> **Written instruction**
From the first line of the listing below to the line with "import plotly.graph_objects as go", print each line exactly, and nothing more. Leave out the pictures.

> **Data block**

◆ ◆ ◆ ◆ ◆

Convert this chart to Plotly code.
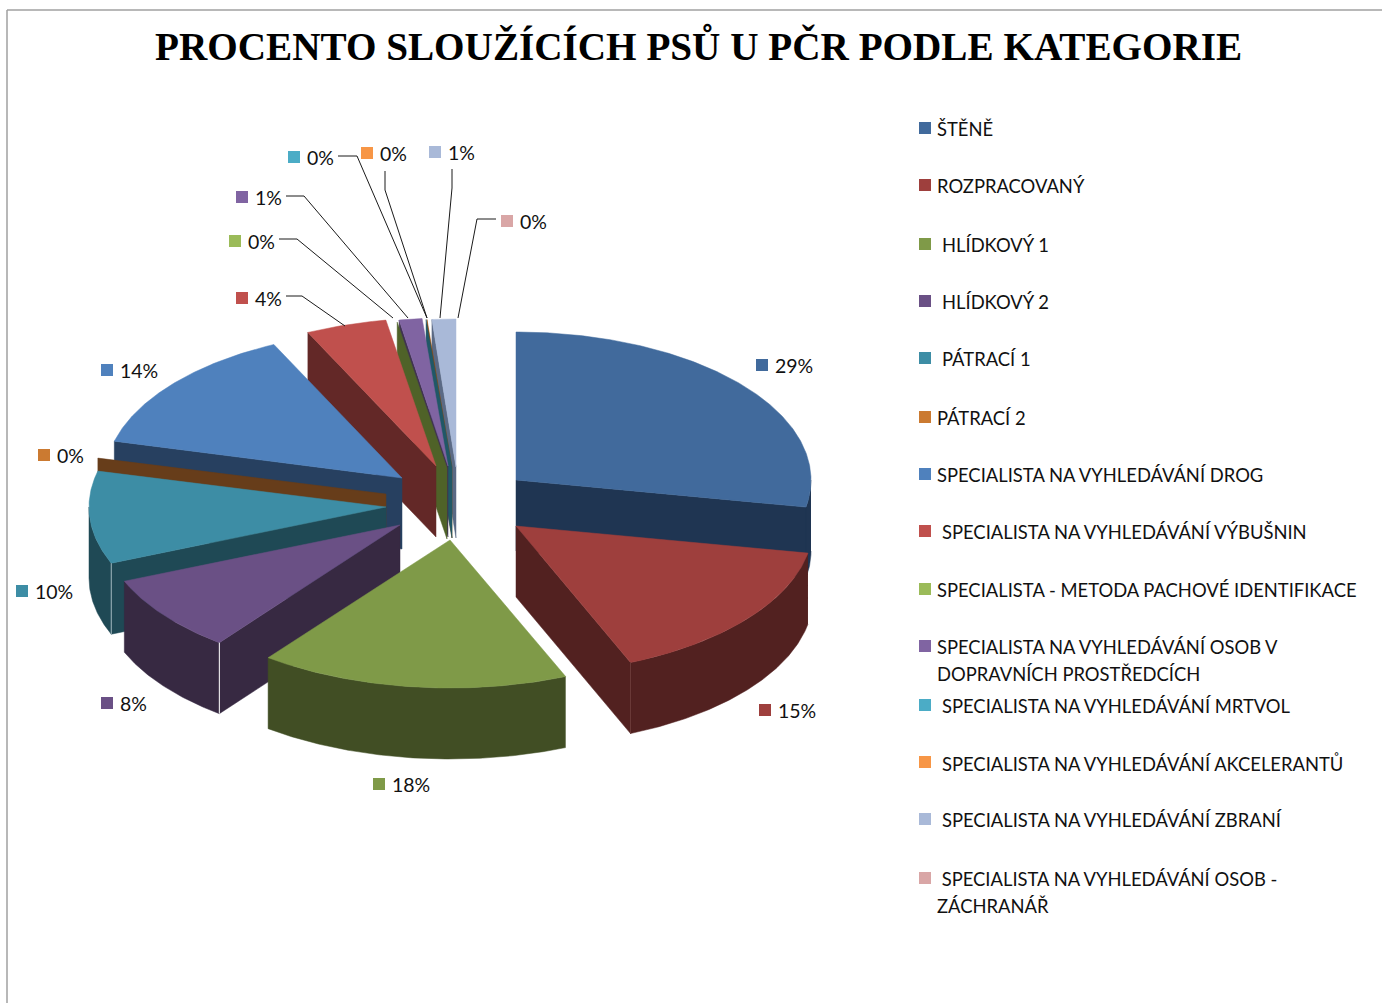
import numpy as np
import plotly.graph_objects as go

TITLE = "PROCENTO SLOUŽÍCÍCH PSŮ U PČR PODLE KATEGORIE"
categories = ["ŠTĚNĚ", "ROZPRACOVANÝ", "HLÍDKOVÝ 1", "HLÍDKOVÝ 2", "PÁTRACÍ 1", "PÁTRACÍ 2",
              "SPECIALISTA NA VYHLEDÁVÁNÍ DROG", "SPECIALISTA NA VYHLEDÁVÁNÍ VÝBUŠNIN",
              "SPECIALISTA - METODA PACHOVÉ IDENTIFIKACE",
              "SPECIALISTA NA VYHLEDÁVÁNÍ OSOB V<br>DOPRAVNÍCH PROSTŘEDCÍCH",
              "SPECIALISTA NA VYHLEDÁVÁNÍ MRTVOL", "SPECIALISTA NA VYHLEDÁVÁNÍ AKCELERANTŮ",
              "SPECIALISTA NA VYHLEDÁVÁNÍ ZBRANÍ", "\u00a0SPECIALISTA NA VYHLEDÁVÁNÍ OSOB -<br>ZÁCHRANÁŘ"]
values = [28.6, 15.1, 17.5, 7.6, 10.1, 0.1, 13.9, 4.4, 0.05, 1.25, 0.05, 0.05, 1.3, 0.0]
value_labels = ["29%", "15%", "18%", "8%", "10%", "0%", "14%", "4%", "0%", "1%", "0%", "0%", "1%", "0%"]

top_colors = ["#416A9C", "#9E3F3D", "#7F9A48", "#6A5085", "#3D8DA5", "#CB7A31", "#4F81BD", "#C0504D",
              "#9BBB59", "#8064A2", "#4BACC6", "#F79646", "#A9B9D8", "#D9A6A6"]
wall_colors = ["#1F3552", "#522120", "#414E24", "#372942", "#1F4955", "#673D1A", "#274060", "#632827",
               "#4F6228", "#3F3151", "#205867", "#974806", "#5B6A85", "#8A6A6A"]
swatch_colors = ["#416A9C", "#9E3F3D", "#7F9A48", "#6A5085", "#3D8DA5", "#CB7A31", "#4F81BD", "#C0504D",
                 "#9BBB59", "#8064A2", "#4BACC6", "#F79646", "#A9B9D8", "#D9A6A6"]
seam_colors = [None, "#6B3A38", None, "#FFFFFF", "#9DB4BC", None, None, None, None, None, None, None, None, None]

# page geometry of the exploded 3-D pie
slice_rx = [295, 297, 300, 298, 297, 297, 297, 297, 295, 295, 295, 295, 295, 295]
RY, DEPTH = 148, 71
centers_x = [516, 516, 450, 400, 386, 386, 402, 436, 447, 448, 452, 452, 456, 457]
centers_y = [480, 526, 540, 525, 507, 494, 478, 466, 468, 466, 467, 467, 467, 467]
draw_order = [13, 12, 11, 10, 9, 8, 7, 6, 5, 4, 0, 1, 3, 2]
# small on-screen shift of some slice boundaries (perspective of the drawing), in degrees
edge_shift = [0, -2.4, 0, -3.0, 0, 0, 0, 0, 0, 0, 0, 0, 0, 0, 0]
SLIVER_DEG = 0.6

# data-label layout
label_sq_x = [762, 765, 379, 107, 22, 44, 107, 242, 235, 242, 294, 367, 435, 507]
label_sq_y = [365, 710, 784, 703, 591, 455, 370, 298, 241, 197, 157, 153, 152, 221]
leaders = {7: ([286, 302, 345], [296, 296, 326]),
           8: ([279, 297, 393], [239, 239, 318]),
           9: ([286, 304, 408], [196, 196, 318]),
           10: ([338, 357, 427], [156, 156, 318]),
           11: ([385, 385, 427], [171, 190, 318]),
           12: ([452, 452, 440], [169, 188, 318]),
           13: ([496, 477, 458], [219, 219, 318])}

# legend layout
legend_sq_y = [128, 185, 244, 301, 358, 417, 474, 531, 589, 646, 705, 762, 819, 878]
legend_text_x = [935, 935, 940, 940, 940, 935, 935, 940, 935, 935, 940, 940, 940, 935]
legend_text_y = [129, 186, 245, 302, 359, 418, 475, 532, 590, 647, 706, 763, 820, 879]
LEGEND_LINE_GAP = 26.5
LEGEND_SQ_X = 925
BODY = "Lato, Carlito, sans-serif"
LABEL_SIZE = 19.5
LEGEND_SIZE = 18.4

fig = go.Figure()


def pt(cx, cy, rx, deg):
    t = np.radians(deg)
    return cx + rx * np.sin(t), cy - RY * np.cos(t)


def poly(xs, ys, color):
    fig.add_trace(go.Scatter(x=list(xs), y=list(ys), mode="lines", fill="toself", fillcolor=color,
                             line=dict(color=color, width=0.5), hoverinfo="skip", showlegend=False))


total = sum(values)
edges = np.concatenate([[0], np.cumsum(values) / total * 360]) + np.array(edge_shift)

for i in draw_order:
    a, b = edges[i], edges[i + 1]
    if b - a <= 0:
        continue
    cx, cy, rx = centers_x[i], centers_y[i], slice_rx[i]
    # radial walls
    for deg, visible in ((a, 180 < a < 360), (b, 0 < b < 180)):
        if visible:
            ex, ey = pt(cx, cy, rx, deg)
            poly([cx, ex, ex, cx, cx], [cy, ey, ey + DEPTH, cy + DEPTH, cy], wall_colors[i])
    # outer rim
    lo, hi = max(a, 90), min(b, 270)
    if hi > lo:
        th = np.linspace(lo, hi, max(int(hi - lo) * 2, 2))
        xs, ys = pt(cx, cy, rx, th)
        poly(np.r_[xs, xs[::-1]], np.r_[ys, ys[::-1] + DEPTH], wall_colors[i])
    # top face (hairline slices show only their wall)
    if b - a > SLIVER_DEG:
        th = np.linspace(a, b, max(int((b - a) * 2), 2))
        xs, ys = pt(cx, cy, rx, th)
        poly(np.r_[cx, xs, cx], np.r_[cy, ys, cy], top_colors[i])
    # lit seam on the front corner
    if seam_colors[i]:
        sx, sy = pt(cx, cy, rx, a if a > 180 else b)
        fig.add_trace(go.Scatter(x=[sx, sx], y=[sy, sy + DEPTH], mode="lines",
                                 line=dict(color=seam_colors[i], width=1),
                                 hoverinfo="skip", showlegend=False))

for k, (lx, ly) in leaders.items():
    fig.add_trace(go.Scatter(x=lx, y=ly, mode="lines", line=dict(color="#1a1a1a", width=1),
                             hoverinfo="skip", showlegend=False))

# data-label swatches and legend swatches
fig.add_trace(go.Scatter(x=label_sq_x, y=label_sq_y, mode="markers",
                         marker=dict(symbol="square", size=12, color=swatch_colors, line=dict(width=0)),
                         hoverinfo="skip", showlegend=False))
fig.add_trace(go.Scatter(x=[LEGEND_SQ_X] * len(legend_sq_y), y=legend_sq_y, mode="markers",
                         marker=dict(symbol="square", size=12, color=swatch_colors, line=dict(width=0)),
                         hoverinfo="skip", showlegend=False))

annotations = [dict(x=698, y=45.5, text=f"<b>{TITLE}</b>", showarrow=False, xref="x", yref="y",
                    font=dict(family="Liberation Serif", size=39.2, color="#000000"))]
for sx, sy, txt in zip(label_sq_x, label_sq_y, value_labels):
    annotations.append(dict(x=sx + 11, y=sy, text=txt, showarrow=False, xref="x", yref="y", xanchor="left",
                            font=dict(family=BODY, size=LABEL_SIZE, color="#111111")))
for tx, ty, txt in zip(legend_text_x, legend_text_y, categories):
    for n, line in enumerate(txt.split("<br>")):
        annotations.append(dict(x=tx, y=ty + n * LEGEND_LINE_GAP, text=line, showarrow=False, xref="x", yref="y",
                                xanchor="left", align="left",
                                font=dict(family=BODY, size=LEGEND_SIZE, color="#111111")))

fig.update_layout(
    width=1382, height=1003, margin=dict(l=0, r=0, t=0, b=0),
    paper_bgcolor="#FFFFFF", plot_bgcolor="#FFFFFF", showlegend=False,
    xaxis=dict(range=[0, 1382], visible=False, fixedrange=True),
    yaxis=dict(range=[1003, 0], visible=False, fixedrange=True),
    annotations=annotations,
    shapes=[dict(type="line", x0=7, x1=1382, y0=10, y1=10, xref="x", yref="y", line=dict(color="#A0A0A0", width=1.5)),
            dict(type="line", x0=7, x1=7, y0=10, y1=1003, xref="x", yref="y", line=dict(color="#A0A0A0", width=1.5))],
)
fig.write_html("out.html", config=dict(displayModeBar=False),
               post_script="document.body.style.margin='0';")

◆ ◆ ◆ ◆ ◆

> **Finished answer**
Convert this chart to Plotly code.
import numpy as np
import plotly.graph_objects as go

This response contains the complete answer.